--- start SUPPLIED DATA ---
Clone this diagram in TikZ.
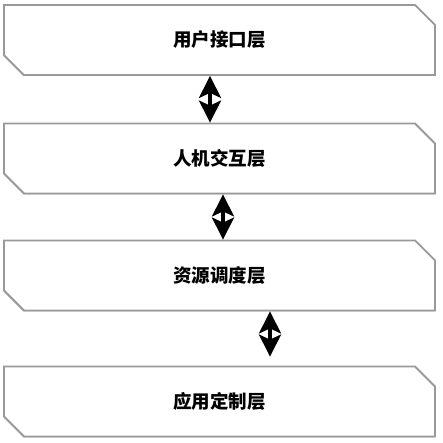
\documentclass[tikz,border=0pt]{standalone}
\usepackage{fontspec}
\newfontfamily\cjk{Noto Sans CJK SC}
\usetikzlibrary{shapes.misc,shadows,arrows.meta}

\begin{document}
\begin{tikzpicture}[x=1pt,y=-1pt,
  layer/.style={draw=black!40,line width=1.8pt,fill=white,
    chamfered rectangle,chamfered rectangle corners={north east,south west},
    chamfered rectangle sep=11pt,minimum width=431pt,minimum height=70pt,
    inner sep=0pt,font=\cjk\bfseries\fontsize{18.5}{20}\selectfont,
    drop shadow={shadow xshift=-0.6pt,shadow yshift=-1.2pt,opacity=0.35}},
  link/.style={{Stealth[length=22pt,width=22pt,inset=5pt]}-{Stealth[length=22pt,width=22pt,inset=5pt]},
    line width=3.5pt}]
\useasboundingbox (0,0) rectangle (442,443);
\node[layer] (ui) at (219.5,40) {用户接口层};
\node[layer] (hci) at (219.5,158.5) {人机交互层};
\node[layer] (res) at (219.5,275.5) {资源调度层};
\node[layer] (app) at (219.5,401.5) {应用定制层};
\draw[link] ([xshift=-9.5pt]ui.south) -- ([xshift=-9.5pt]hci.north);
\draw[link] ([xshift=3.5pt]hci.south) -- ([xshift=3.5pt]res.north);
\draw[link] ([xshift=50.5pt]res.south) -- ([xshift=50.5pt,yshift=9pt]app.north);
\end{tikzpicture}
\end{document}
--- end SUPPLIED DATA ---
All the lines above are to be given again exactly as they read, with the pictures removed.

Clone this diagram in TikZ.
\documentclass[tikz,border=0pt]{standalone}
\usepackage{fontspec}
\newfontfamily\cjk{Noto Sans CJK SC}
\usetikzlibrary{shapes.misc,shadows,arrows.meta}

\begin{document}
\begin{tikzpicture}[x=1pt,y=-1pt,
  layer/.style={draw=black!40,line width=1.8pt,fill=white,
    chamfered rectangle,chamfered rectangle corners={north east,south west},
    chamfered rectangle sep=11pt,minimum width=431pt,minimum height=70pt,
    inner sep=0pt,font=\cjk\bfseries\fontsize{18.5}{20}\selectfont,
    drop shadow={shadow xshift=-0.6pt,shadow yshift=-1.2pt,opacity=0.35}},
  link/.style={{Stealth[length=22pt,width=22pt,inset=5pt]}-{Stealth[length=22pt,width=22pt,inset=5pt]},
    line width=3.5pt}]
\useasboundingbox (0,0) rectangle (442,443);
\node[layer] (ui) at (219.5,40) {用户接口层};
\node[layer] (hci) at (219.5,158.5) {人机交互层};
\node[layer] (res) at (219.5,275.5) {资源调度层};
\node[layer] (app) at (219.5,401.5) {应用定制层};
\draw[link] ([xshift=-9.5pt]ui.south) -- ([xshift=-9.5pt]hci.north);
\draw[link] ([xshift=3.5pt]hci.south) -- ([xshift=3.5pt]res.north);
\draw[link] ([xshift=50.5pt]res.south) -- ([xshift=50.5pt,yshift=9pt]app.north);
\end{tikzpicture}
\end{document}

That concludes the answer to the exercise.